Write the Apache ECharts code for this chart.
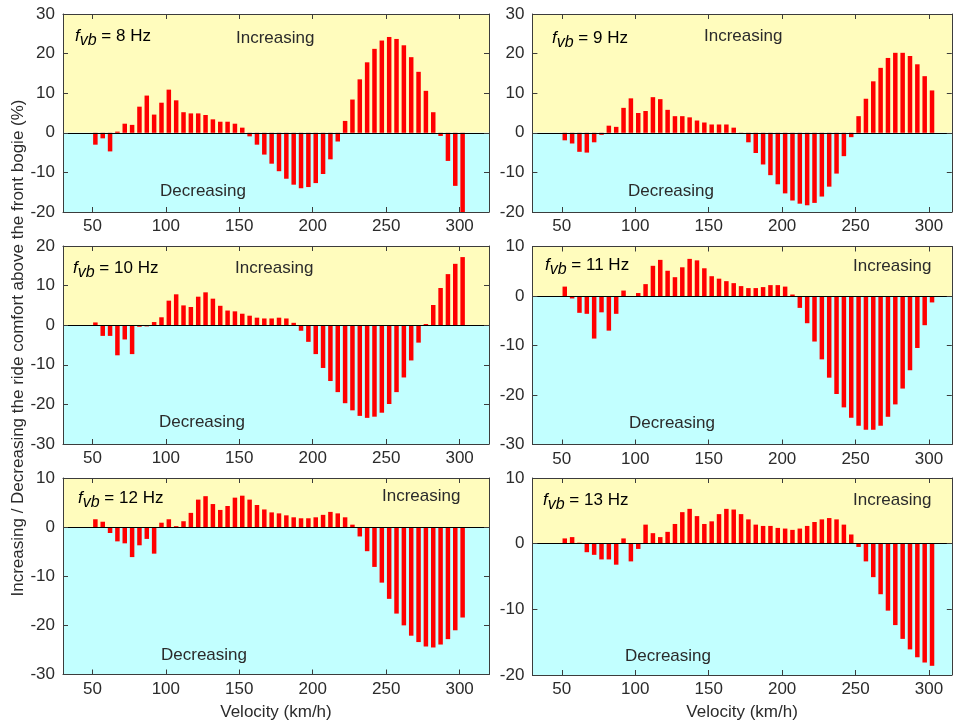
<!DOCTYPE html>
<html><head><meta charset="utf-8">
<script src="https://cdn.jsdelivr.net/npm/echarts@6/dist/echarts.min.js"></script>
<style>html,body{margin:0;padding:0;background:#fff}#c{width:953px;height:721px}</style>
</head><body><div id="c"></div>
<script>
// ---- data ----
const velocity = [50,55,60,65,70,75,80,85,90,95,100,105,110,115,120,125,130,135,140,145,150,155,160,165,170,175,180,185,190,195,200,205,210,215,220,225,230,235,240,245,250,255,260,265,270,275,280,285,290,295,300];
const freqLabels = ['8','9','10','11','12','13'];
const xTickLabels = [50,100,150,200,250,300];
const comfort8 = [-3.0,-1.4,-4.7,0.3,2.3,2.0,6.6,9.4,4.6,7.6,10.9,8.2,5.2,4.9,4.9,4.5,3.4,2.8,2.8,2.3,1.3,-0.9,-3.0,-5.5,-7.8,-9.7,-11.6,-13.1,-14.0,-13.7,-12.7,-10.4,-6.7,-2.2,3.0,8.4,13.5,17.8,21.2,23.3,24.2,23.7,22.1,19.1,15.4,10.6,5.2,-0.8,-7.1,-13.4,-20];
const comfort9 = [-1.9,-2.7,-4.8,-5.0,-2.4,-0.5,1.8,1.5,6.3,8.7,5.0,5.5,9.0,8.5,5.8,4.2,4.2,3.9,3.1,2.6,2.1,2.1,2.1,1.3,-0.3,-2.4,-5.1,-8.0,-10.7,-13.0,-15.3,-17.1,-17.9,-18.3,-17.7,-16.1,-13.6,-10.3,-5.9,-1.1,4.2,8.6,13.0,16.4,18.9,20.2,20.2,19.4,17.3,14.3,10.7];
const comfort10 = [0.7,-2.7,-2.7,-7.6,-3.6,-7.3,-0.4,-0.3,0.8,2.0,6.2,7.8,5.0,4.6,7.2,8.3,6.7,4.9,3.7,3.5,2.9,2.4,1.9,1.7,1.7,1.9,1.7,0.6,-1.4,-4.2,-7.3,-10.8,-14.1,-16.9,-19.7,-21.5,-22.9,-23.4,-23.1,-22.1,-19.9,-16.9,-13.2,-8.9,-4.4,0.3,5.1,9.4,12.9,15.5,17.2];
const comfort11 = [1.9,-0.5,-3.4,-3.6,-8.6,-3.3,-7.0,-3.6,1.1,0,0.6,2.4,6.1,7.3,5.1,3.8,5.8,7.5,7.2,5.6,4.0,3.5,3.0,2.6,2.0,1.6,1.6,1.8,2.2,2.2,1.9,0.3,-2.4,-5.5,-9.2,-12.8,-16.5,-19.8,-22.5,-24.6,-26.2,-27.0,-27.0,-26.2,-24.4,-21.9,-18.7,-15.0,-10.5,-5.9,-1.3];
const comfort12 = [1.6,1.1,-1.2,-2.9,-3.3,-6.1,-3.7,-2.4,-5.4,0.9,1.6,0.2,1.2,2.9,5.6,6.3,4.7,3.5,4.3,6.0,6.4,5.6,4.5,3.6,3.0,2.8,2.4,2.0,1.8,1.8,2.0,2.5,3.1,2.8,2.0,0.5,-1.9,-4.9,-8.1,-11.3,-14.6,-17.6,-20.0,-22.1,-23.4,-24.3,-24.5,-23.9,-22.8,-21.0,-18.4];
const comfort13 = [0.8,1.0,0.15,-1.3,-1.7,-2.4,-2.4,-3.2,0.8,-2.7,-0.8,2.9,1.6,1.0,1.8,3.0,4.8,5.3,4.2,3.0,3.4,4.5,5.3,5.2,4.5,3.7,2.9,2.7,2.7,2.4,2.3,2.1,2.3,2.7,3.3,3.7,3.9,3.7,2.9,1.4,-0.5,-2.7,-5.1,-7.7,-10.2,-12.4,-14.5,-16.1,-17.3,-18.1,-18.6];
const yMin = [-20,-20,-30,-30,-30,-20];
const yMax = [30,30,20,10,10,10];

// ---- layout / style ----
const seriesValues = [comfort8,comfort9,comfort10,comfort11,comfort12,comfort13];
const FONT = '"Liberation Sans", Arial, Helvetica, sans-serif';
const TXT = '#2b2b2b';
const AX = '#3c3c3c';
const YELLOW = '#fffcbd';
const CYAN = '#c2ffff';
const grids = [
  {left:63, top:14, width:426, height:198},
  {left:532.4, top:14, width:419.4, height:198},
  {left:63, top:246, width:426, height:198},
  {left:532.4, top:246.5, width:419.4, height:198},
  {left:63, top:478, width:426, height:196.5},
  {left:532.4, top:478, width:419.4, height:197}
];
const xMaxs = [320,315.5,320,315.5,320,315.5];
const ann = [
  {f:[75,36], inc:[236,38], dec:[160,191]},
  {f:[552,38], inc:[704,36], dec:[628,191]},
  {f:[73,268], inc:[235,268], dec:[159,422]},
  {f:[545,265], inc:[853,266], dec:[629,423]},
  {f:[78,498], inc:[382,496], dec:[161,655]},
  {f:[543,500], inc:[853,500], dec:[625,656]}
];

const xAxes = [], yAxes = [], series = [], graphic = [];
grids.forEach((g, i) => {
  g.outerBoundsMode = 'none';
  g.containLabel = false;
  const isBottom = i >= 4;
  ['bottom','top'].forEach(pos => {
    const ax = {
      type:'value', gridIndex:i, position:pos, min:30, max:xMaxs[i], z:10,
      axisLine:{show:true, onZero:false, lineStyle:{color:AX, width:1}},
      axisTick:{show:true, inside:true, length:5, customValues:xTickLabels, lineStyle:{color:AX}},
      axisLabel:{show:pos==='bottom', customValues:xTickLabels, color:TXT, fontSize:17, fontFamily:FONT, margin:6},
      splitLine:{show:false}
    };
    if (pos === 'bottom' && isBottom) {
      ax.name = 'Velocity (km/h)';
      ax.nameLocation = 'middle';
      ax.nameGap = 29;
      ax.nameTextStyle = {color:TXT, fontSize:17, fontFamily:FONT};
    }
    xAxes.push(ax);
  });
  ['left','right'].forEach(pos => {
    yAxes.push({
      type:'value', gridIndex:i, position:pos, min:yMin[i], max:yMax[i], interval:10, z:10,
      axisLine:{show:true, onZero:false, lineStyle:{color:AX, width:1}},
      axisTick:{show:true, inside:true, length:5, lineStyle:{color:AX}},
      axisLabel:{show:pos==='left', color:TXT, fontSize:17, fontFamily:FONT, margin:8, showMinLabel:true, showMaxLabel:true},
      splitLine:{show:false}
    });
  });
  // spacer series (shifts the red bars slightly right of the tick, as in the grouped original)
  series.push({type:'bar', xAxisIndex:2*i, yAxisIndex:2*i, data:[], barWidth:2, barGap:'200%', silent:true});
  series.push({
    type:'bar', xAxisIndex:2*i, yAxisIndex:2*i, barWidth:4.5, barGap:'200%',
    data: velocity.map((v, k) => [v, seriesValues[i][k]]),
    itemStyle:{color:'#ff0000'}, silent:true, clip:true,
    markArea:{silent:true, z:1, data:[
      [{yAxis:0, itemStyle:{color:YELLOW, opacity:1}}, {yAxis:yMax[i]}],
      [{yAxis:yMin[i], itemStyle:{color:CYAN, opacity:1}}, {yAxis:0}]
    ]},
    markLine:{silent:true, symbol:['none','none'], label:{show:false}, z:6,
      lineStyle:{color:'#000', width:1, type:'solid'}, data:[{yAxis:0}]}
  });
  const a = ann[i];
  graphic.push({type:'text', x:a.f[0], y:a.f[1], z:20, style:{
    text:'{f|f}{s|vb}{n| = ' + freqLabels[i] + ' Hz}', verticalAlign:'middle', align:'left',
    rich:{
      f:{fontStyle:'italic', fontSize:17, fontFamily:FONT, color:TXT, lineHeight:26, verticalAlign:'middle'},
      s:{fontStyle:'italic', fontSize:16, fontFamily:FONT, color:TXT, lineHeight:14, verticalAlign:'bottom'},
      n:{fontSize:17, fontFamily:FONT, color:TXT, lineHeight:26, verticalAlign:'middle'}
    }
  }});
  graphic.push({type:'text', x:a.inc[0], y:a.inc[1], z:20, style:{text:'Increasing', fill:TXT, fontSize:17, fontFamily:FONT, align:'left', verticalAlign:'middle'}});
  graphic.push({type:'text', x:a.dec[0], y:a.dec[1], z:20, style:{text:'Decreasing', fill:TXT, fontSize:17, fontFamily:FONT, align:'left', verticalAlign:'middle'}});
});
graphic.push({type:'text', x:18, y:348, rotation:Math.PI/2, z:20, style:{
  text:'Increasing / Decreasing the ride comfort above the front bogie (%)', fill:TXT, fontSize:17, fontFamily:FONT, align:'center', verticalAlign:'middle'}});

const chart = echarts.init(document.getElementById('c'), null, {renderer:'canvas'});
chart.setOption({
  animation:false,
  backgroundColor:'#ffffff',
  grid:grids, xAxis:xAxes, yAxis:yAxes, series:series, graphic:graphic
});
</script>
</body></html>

########

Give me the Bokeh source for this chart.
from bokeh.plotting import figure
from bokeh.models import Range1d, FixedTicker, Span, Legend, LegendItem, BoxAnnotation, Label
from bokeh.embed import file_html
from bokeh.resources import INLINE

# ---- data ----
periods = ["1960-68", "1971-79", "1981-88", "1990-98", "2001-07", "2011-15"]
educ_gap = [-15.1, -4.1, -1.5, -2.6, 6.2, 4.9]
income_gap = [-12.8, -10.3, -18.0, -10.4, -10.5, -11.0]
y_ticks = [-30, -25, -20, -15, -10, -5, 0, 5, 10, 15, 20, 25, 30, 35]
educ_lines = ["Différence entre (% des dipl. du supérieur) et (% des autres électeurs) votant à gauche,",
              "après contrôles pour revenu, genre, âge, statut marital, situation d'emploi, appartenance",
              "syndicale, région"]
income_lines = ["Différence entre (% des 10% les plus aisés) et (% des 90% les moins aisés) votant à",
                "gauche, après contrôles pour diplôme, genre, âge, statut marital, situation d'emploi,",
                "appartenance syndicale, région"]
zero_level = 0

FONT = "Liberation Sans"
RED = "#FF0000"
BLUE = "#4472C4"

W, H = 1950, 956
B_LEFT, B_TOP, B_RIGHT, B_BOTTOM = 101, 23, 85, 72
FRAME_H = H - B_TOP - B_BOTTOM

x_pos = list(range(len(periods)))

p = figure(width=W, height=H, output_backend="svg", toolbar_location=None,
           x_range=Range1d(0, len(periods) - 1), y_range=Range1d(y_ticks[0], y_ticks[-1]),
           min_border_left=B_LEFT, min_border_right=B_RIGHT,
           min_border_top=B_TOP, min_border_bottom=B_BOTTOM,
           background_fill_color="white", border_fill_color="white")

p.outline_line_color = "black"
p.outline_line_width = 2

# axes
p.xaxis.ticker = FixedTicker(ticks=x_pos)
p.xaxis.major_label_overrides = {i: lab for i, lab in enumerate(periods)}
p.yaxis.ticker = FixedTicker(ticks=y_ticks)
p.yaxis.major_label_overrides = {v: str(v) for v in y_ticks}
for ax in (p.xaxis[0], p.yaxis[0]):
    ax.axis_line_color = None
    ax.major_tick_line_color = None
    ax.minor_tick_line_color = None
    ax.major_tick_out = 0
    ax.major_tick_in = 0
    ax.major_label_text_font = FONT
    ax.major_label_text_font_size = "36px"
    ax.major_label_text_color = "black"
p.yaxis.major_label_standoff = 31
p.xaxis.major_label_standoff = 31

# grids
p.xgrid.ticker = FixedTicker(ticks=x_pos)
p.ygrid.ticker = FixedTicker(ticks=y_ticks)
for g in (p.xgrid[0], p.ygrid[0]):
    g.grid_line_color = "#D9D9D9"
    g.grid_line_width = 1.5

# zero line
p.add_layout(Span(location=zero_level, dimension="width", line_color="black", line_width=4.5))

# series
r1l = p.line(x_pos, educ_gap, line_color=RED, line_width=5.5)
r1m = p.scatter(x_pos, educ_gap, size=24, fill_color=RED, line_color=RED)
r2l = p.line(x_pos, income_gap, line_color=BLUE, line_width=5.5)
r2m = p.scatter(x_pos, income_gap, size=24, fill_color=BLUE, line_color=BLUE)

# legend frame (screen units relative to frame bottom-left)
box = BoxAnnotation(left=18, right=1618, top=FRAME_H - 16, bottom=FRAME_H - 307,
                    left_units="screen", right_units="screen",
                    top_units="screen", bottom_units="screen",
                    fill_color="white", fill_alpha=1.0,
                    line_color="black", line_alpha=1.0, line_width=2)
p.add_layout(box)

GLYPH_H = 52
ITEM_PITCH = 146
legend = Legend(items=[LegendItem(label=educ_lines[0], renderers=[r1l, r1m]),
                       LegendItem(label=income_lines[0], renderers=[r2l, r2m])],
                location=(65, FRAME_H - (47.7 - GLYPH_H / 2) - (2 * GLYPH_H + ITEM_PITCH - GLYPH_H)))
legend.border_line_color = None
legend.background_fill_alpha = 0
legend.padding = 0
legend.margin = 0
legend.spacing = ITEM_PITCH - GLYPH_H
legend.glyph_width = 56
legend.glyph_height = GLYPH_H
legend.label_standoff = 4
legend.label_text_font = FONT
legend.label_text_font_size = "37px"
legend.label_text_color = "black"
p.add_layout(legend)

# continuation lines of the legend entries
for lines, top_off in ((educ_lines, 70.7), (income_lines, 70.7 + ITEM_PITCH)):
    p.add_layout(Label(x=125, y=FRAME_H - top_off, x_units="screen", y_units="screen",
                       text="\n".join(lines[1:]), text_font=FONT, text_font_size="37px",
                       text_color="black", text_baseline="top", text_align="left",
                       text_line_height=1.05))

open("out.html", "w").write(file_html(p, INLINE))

########

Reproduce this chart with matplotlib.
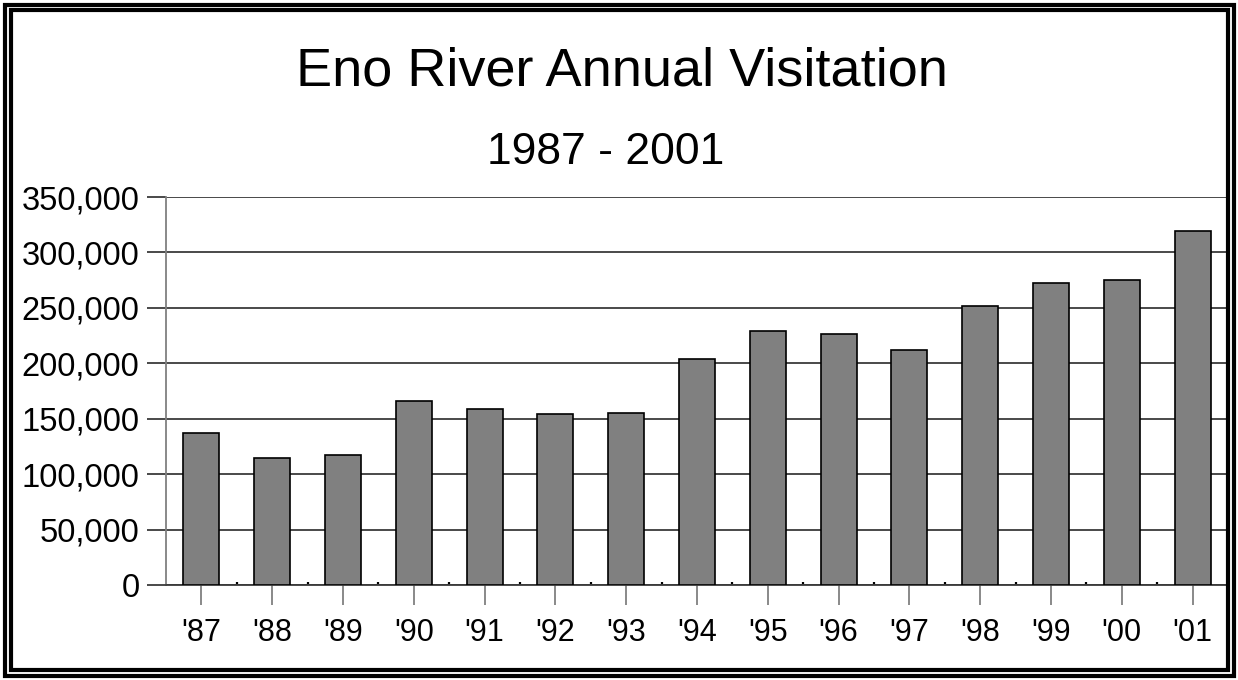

########

- _WHAT YOU SHOULD DO_: Make an exact transcription of the lines from the line with "Give me the Bokeh source for this chart." through the line with "x_pos = list(range(len(periods)))", inclusive, omitting all others.

- _THE REPLY_:
Give me the Bokeh source for this chart.
from bokeh.plotting import figure
from bokeh.models import Range1d, FixedTicker, Span, Legend, LegendItem, BoxAnnotation, Label
from bokeh.embed import file_html
from bokeh.resources import INLINE

# ---- data ----
periods = ["1960-68", "1971-79", "1981-88", "1990-98", "2001-07", "2011-15"]
educ_gap = [-15.1, -4.1, -1.5, -2.6, 6.2, 4.9]
income_gap = [-12.8, -10.3, -18.0, -10.4, -10.5, -11.0]
y_ticks = [-30, -25, -20, -15, -10, -5, 0, 5, 10, 15, 20, 25, 30, 35]
educ_lines = ["Différence entre (% des dipl. du supérieur) et (% des autres électeurs) votant à gauche,",
              "après contrôles pour revenu, genre, âge, statut marital, situation d'emploi, appartenance",
              "syndicale, région"]
income_lines = ["Différence entre (% des 10% les plus aisés) et (% des 90% les moins aisés) votant à",
                "gauche, après contrôles pour diplôme, genre, âge, statut marital, situation d'emploi,",
                "appartenance syndicale, région"]
zero_level = 0

FONT = "Liberation Sans"
RED = "#FF0000"
BLUE = "#4472C4"

W, H = 1950, 956
B_LEFT, B_TOP, B_RIGHT, B_BOTTOM = 101, 23, 85, 72
FRAME_H = H - B_TOP - B_BOTTOM

x_pos = list(range(len(periods)))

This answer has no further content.